Suffering in life is inescapable. Sometimes it arrives like a sucker-punch to the gut, without any forewarning. Sometimes we bring suffering upon ourselves.
Our culture likes to tell us that suffering is optional. It says we can buy things or busy ourselves with distractions, numb ourselves out so we don’t have to feel it, or go around it somehow, instead of through it. But by burying and denying what hurts we often can’t feel anything at all anymore—good or bad.
Our culture tells us to keep staring at screens so we won’t have to face anything. It tells us to find someone new so we can quickly bliss out instead of actually looking at ourselves. It tells us to over protect our children, leveling the road before them so they never feel a bump or a bruise. It tells us, most of all, that we are entitled to feel nothing but happiness, pleasure, and comfort all the time—and if we don’t, something is dreadfully wrong.
But suffering is not optional. It’s as much a part of the spectrum of life as shadows are a part of the spectrum of light. The spiritual leader and writer Emmet Fox (1886-1951) has a famous quote about suffering:
It is the law that any difficulties that can come to you at any time, no matter what they are, must be exactly what you need most at the moment to enable you to take the next step forward by overcoming them. The only real misfortune, the only real tragedy, comes when we suffer without learning the lesson.
I believe that we eventually must learn the lesson—we will keep repeating the experience until at some point we have no choice but to acknowledge it and apply ourselves to the process of learning it.

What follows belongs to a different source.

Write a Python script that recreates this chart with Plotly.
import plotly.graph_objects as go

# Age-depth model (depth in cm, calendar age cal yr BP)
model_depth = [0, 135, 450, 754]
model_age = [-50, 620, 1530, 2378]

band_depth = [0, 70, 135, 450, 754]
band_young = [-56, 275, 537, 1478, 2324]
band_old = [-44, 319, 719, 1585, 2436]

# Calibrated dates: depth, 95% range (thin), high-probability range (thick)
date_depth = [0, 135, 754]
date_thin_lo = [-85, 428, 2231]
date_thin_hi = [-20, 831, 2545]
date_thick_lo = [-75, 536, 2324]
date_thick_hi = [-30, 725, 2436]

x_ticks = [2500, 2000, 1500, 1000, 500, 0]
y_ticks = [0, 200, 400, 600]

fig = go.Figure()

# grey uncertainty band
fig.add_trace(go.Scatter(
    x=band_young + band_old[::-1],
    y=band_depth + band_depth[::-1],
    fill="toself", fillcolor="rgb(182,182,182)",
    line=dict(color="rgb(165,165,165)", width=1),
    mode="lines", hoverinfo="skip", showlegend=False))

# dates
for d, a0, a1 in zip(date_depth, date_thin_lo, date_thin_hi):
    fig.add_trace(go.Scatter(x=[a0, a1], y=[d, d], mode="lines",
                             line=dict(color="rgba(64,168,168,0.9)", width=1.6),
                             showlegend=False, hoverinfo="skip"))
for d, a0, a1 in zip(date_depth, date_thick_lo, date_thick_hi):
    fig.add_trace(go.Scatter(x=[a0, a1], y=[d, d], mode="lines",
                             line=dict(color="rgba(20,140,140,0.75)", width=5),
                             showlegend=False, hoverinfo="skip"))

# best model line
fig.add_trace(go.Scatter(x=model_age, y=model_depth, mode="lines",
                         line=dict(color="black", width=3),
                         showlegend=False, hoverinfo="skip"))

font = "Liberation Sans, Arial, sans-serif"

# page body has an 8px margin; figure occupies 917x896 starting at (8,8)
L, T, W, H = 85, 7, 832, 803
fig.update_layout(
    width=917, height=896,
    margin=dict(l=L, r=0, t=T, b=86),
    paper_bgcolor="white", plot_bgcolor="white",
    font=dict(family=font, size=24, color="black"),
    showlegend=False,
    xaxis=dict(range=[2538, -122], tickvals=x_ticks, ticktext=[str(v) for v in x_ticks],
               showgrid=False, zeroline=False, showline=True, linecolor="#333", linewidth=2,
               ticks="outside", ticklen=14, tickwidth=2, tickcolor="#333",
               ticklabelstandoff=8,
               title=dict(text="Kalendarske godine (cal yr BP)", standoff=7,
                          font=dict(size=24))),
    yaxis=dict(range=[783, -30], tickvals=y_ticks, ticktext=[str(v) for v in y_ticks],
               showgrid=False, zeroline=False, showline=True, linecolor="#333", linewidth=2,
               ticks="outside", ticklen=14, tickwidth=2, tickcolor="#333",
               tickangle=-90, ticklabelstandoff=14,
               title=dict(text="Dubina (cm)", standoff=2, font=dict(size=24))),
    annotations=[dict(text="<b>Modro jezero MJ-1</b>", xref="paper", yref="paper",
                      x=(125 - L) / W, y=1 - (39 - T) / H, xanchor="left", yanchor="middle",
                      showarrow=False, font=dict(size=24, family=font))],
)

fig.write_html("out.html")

Suffering has many flavours: loss, betrayal, pain, illness, depression, anxiety, confusion, failure, rejection, shame, separation, loneliness—and none of them taste good. We can’t literally prepare ourselves for suffering, or try to control or manage circumstances in order to circumvent it. Part of the nature of suffering is in the unknowable nature of what it will be or when it will arrive. To some that is a relief, to others it is torment.

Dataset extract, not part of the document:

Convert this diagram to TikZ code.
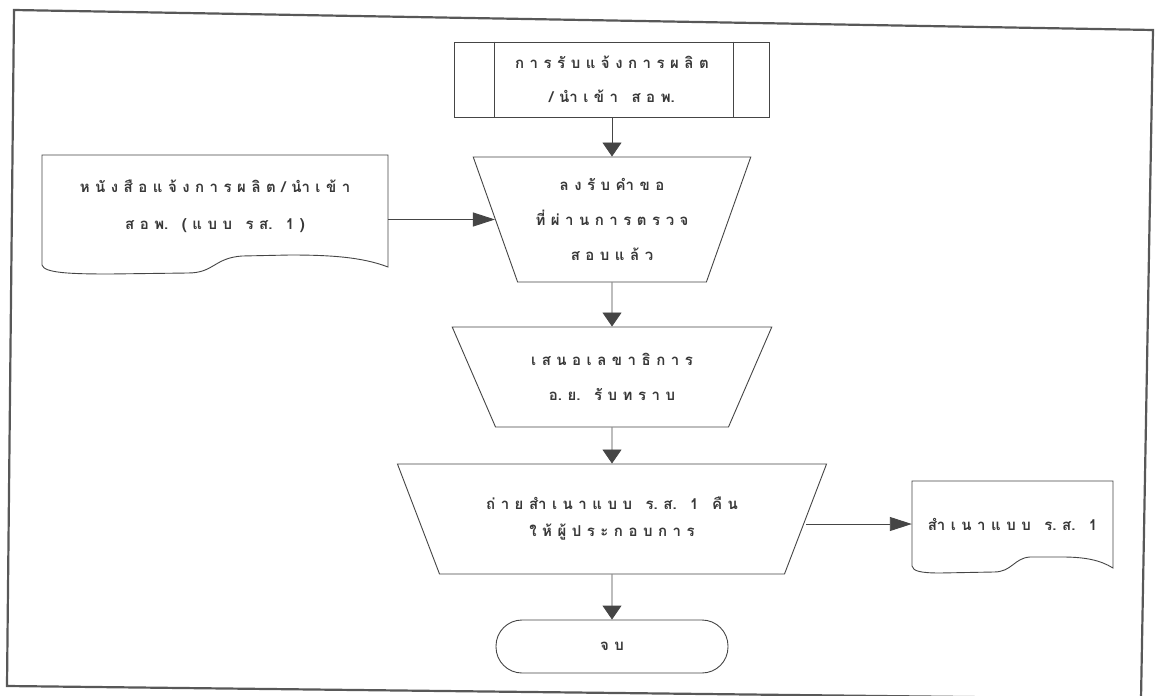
\documentclass[tikz,border=0pt]{standalone}
\usepackage{fontspec}
\usetikzlibrary{arrows.meta,shapes.geometric}
\newfontfamily\thaifont[Script=Thai]{Loma}
% clusters are typed with one space between them; \ws marks a real word gap
\newcommand\ws{\hspace{8pt}}
\newcommand\typeface[1]{\thaifont\bfseries\fontsize{15}{#1}\selectfont\frenchspacing\spaceskip=5.5pt\relax}
\definecolor{ink}{HTML}{454545}
\definecolor{txt}{HTML}{383838}
\definecolor{framecol}{HTML}{585858}

\begin{document}
\begin{tikzpicture}[x=1pt,y=-1pt,
  every node/.style={font=\typeface{35}, text=txt},
  shp/.style={draw=ink, line width=0.9pt, align=center, inner sep=0pt},
  tz/.style={shp, trapezium, shape border rotate=180, trapezium stretches=true},
  outline/.style={draw=ink, line width=0.9pt},
  varr/.style={draw=ink, line width=0.9pt, -{Triangle[length=14pt,width=19pt]}},
  harr/.style={draw=ink, line width=0.9pt, -{Triangle[length=22pt,width=14pt]}},
]
\useasboundingbox (0,0) rectangle (1157,696);
\fill[white] (0,0) rectangle (1157,696);
\begin{scope}
  \clip (0,0) rectangle (1157,696);
  \draw[framecol, line width=2.2pt, line join=miter] (14,10) -- (1153,30) -- (1141,699) -- (7,686) -- cycle;
\end{scope}

% predefined process: receiving the notification
\node[shp, minimum width=315pt, minimum height=75pt, font=\typeface{34}] (recv) at (612,79.5)
  {ก า ร รั บ แ จ้ ง ก า ร ผ ลิ ต\\/ นำ เ ข้ า \ws ส อ พ.};
\draw[outline] ([xshift=40pt]recv.north west) -- ([xshift=40pt]recv.south west);
\draw[outline] ([xshift=-37pt]recv.north east) -- ([xshift=-37pt]recv.south east);

% manual operations
\node[tz, trapezium angle=66.4, minimum width=278pt, minimum height=125pt] (check) at (612,219.5)
  {ล ง รั บ คำ ข อ\\ที่ ผ่ า น ก า ร ต ร ว จ\\ส อ บ แ ล้ ว};
\node[tz, trapezium angle=57.6, minimum width=320pt, minimum height=100pt] (notify) at (612,377)
  {เ ส น อ เ ล ข า ธิ ก า ร\\อ. ย. \ws รั บ ท ร า บ};
\node[tz, trapezium angle=54.7, minimum width=430pt, minimum height=110pt, font=\typeface{27}] (copyret) at (612,519)
  {ถ่ า ย สำ เ น า แ บ บ \ws ร. ส. \ws 1 \ws คื น\\ใ ห้ ผู้ ป ร ะ ก อ บ ก า ร};

% terminator
\node[shp, rounded corners=26pt, minimum width=232pt, minimum height=53pt] (finish) at (612,646.5) {จ บ};

% input document
\node[inner sep=0pt, align=center, minimum width=346pt, minimum height=110pt, font=\typeface{37}] (form) at (215,206)
  {ห นั ง สื อ แ จ้ ง ก า ร ผ ลิ ต / นำ เ ข้ า\\ส อ พ. \ws ( แ บ บ \ws ร ส. \ws 1 )};
\draw[outline] (42,265) -- (42,155) -- (388,155) -- (388,267)
  .. controls (362,257) and (330,255) .. (290,255) -- (242,256)
  .. controls (214,258) and (214,273) .. (188,273) -- (110,274)
  .. controls (70,274) and (44,273) .. (42,265);

% output document
\node[inner sep=0pt, align=center, minimum width=201pt, minimum height=86pt] (copy) at (1012.5,524)
  {สำ เ น า แ บ บ \ws ร. ส. \ws 1};
\draw[outline] (912,566) -- (912,481) -- (1113,481) -- (1113,568)
  .. controls (1100,560) and (1085,557) .. (1062,557) -- (1030,557)
  .. controls (1014,558) and (1012,572) .. (994,572) -- (940,573)
  .. controls (920,573) and (913,571) .. (912,566);

% connectors
\draw[varr] (recv) -- (check);
\draw[varr] (check) -- (notify);
\draw[varr] (notify) -- (copyret);
\draw[varr] (copyret) -- (finish);
\draw[harr] (form.east |- check) -- (check);
\draw[harr] (copyret.east |- copy) -- (copy.west);
\end{tikzpicture}
\end{document}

But there are some approaches we can consider relative to suffering:
Acceptance—Make peace with the unknown.
Non-Resistance—When suffering comes, face it. This will speed up the duration of any lesson. You’ve heard the saying, “What you resist persists.”
Being Comfortable With Discomfort—It can be valuable to seek a measure of suffering on purpose in order to build strength or endurance. I’m talking more about mindfulness than masochism here. If we don’t make every choice or preference about our ease or comfort, we can work on character and stamina. Runners know this intention intimately. Fitness in the physical realm translates into fitness in the mental, emotional and spiritual realm as well, if we intend it to. We should.
Making an Offering—take your pain, grief, agony or effort and set an intention to convert it into an offering. This transforms the sufferer from a victim to a valiant warrior. This is part of why I love a marathon pace band that lists names instead of split times. I would much rather push myself for the benefit of another, especially when I’m hurt or tired. Nothing alleviates the perceived difficulty of suffering more quickly than getting out of our own heads. Serving or encouraging others is karmic pain medicine; we ease someone else’s burden and magically ours lightens. The compassion we apply to others becomes our own balm.
Suffering may not be optional, but the way we choose to view it, receive it, endure it, and be transformed by it are entirely up to us.